SPD leader Martin Schulz told a news conference that party leadership had reached the decision out of a sense of responsibility to Germany and Europe after Merkel’s attempt to form a government with two smaller parties collapsed on Sunday.

“There is nothing automatic about the direction we are moving in,” Schulz said. “If a discussion results in us deciding to participate, in any form whatsoever, in the formation of a government, we will put it to a vote of party members.”

Backing for a new government could come in various forms, including a coalition, a formal agreement not to obstruct a Merkel-led minority government, or an informal agreement to tolerate it.
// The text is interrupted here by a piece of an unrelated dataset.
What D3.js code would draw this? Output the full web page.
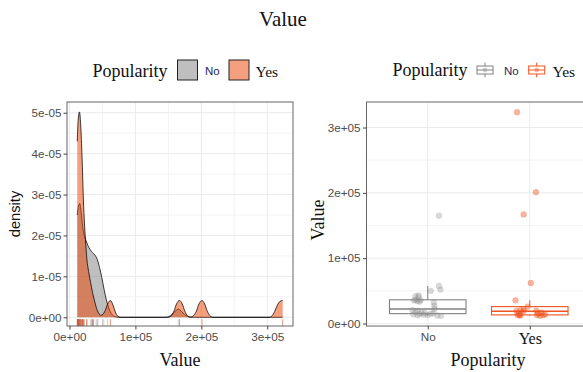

Rainer Haseloff, CDU premier of the eastern state of Saxony-Anhalt, told Reuters: “I think opinion is moving in the direction of there being a grand coalition, with Merkel as chancellor, at the end of the process …

“We are open to conversations when the SPD come with their proposals, but there will be a Chancellor Merkel and we won’t budge from that,” he said.

Merkel spoke with reporters after an event in Brussels, but declined to answer any questions.

CAT AND MOUSE

For the SPD, the decision on whether to support another Merkel government is a fraught one; voters rewarded its four years of constructive participation in the last Merkel-led government with the SPD’s worst result since World War Two.

Over her 12 years in power, Merkel has seen off a succession of coalition partners who then went to endure painful electoral defeats. A cartoon published by Cicero magazine on Friday depicted the SPD as a mouse being enticed out of its hole by a waiting feline Merkel.

German President Frank-Walter Steinmeier will host a meeting with Schulz, Merkel and Horst Seehofer, leader of the CDU’s arch-conservative Bavarian sister party, next Thursday.

Steinmeier, until recently SPD foreign minister, has urged his former party to go back on its pledge to go into opposition, having made clear that he saw fresh elections as a last resort.

The crisis has arisen because Merkel’s conservatives also lost votes in September as the anti-immigrant Alternative for Germany surged into parliament. With the SPD licking its wounds, an unlikely looking three-way coalition with the pro-business Free Democrats (FDP) and ecologist Greens appeared the only option for the weakened chancellor.